In The Vanishing American, Dipple (2007), outlines how the federal government dealt with the Native Americans in the quest of supporting the incoming American settlers acquire enough land for settlement and agricultural activities. The challenge was to deal with Native Americans and convince or force them to give up their land to the Euro-Americans (Tebbel et al. 2001). The federal government used the following attitudes which included Dispossession, Removal of natives from their land by the military and Assimilation to deal with the” Indian problem.” This was a major turning point as the Native Americans were struggling to protect the indigenous land from the invasion of American settlers.

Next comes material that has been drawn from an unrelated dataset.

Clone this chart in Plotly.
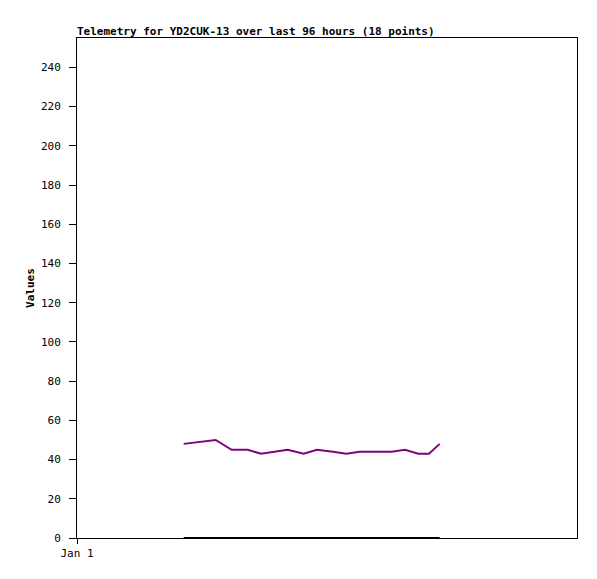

The Indian wars marked a period where native Americans were competing for land ownership and resources in their traditionally owned land with the Europeans and American settlers. The Indian wars had adverse effects on the Native Americans due to the use of brutal measures to eradicate them from their fertile traditional lands in the west (Washburn et al. 1985). In the United States history, the Indian Wars is termed as the turning point for the treatment and perception of the Native Americans. The rights of the native Americans were recognized, and several Acts such as The Indian reorganization act, The Indian appropriation act of 1851 and The Dawes Act passed to cater for the welfare of the Native Indians. Subsequently, as a result of the Indian Wars, several measures have established to settle land disputes, and native Americans are recognized as United States citizens with equal rights.


Dippie, Brian W (2007). The Vanishing American: White attitudes and US Indian policy. University Press of Kansas.

Tebbel, John, and Keith Jennison (2001). The American Indian Wars. Sterling Publishing Company, Inc.

Utley, Robert Marshall, and Wilcomb E. Washburn (1985). Indian Wars. Houghton Mifflin Harcourt.